Miller, who lost 3 inches off of his left leg and one of kidneys in the crash, notes that if he was in a car at the time, he likely would be dead.

“If I had been in a car, I would have been strapped in a seat belt and I definitely would not be here,” he said. “I simply would have been crushed. Our god truly must have some other reason to keep me alive. Hopefully, it’s because I have the ability to teach others.”

A certified personal trainer, a nutritionist and a lifestyle health coach, Miller’s client list has shrunk of late. Retired after owning a business for 25 years, the number of clients is not enough to supplement his Social Security and maintain a home in Pahrump.

“There’s just not enough people here to support me,” Miller said. “A great many people are retired, and they just want to sit back, have a beer, watch TV and enjoy themselves, and they’ve earned that. So there is a very small percentage of people that I could entice to do this, and half of them aren’t interested. At one point I had 11 clients, and I was doing very well. Now I’m down to two.

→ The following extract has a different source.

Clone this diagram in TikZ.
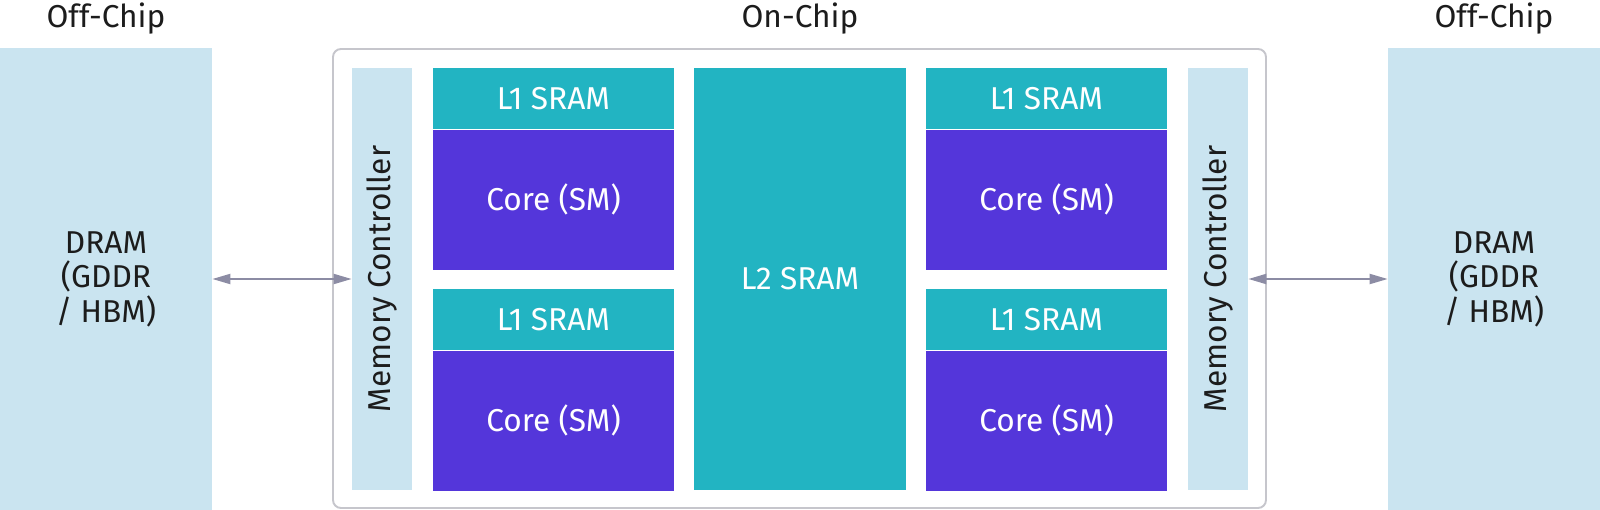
\documentclass[tikz,border=0pt]{standalone}
\usepackage{fontspec}
\setmainfont{Fira Sans}
\usetikzlibrary{arrows.meta,positioning}
\definecolor{dramblue}{HTML}{CAE4F0}
\definecolor{sramteal}{HTML}{22B4C2}
\definecolor{corepurple}{HTML}{5436DA}
\definecolor{chipgray}{HTML}{C6C6CC}
\definecolor{arrowgray}{HTML}{8C8CA4}
\definecolor{inkdark}{HTML}{1C1C1C}
\begin{document}
\begin{tikzpicture}[x=0.02cm, y=-0.02cm,
      every node/.style={font=\fontsize{18}{19.6}\selectfont, inner sep=0pt},
      dram/.style={fill=dramblue, text=inkdark, align=center, minimum width=4.24cm, minimum height=9.24cm},
      ctrl/.style={fill=dramblue, text=inkdark, minimum width=1.2cm, minimum height=8.44cm},
      lone/.style={fill=sramteal, text=white, minimum width=4.82cm, minimum height=1.22cm},
      core/.style={fill=corepurple, text=white, minimum width=4.82cm, minimum height=2.8cm},
      ltwo/.style={fill=sramteal, text=white, minimum width=4.24cm, minimum height=8.44cm},
      title/.style={text=inkdark, anchor=base},
      link/.style={arrowgray, line width=1.1pt, {Triangle[length=0.36cm, width=0.2cm]}-{Triangle[length=0.36cm, width=0.2cm]}}]
      \useasboundingbox (0,0) rectangle (1600,510);
      \draw[chipgray, line width=1.1pt, rounded corners=0.16cm] (333,49) rectangle (1266,508);
      \node (DL) [dram] at (106,279) {
         DRAM\\(GDDR\\/ HBM)
      };
      \node (DR) [dram] at (1494,279) {
         DRAM\\(GDDR\\/ HBM)
      };
      \node (MCL) [ctrl] at (382,279) {
         \rotatebox{90}{Memory Controller}
      };
      \node (MCR) [ctrl] at (1218,279) {
         \rotatebox{90}{Memory Controller}
      };
      \node (L2) [ltwo] at (800,279) {
         L2 SRAM
      };
      \node (LA) [lone] at (553.5,98.5) {
         L1 SRAM
      };
      \node (CA) [core, below=0pt of LA] {
         Core (SM)
      };
      \node (LB) [lone] at (553.5,319.5) {
         L1 SRAM
      };
      \node (CB) [core, below=0pt of LB] {
         Core (SM)
      };
      \node (LC) [lone] at (1046.5,98.5) {
         L1 SRAM
      };
      \node (CC) [core, below=0pt of LC] {
         Core (SM)
      };
      \node (LD) [lone] at (1046.5,319.5) {
         L1 SRAM
      };
      \node (CD) [core, below=0pt of LD] {
         Core (SM)
      };
      \node (OffL) [title] at (106,28) {Off-Chip};
      \node (On) [title] at (800,28) {On-Chip};
      \node (OffR) [title] at (1494,28) {Off-Chip};
      \draw[link] (DL.east) -- (MCL.west);
      \draw[link] (MCR.east) -- (DR.west);
\end{tikzpicture}
\end{document}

“I’m going to Vegas because Vegas has 2.3 million people and has a lot of young people that can appreciate and want to be in the shape I’m in at my age. I relate to people with disabilities because of my injuries, I can relate to people who are overweight, because I was overweight. My goal is not simply to be a trainer but to be a motivational speaker. I’m going to go to Vegas, and I’m going to find a place I can open as a training center.”

So the record-setting powerlifter, trainer — and ballroom dancing champion — is packing up his equipment, his trophies and everything else and heading over the pass. But his 25 years in Pahrump are going with him.

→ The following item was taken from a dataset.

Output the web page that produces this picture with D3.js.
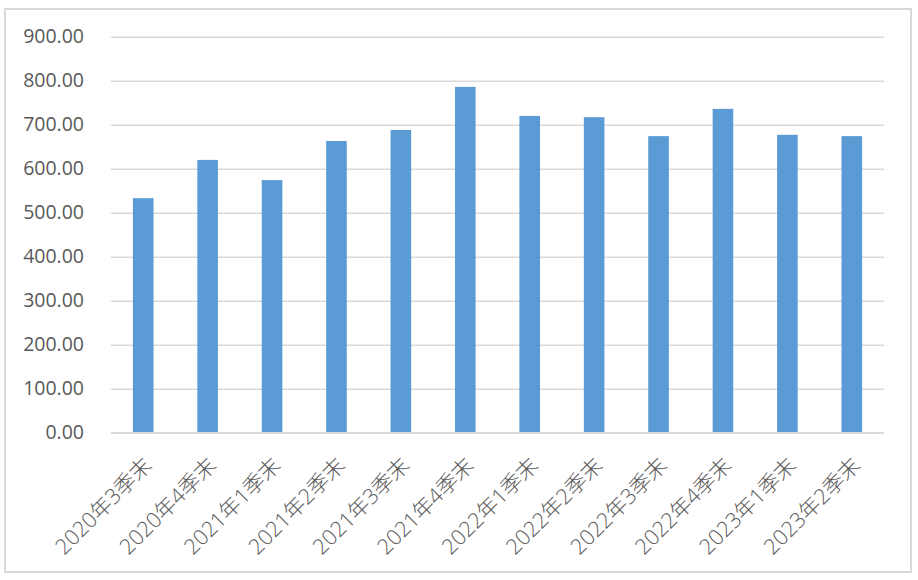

“I’m pretty proud of the fact that even though we’re such a small town we have two people inducted in the powerlifting hall of fame,” he said. And Miller counts former Nye County District Attorney Bob Beckett and two deputies from the Nye County Sheriff’s Office among those he has helped train.

“I’m not retiring by any means,” he insisted. “I’m hoping to put on the Nevada state championship sometime in March, and it will be in Vegas.”

If some of those 2.3 million people do sign up to be trained by Miller, they will get not only tips on nutrition and lifting but some philosophy as well. After all, no motivational speaker lacks some tidbits of wisdom to offer, and Miller has two personal favorites.

“When you have someone in your life who wants you to succeed as much as you want to succeed, success is inevitable,” he said. And, “Individually, we can do great things. Collectively, we can do the impossible.”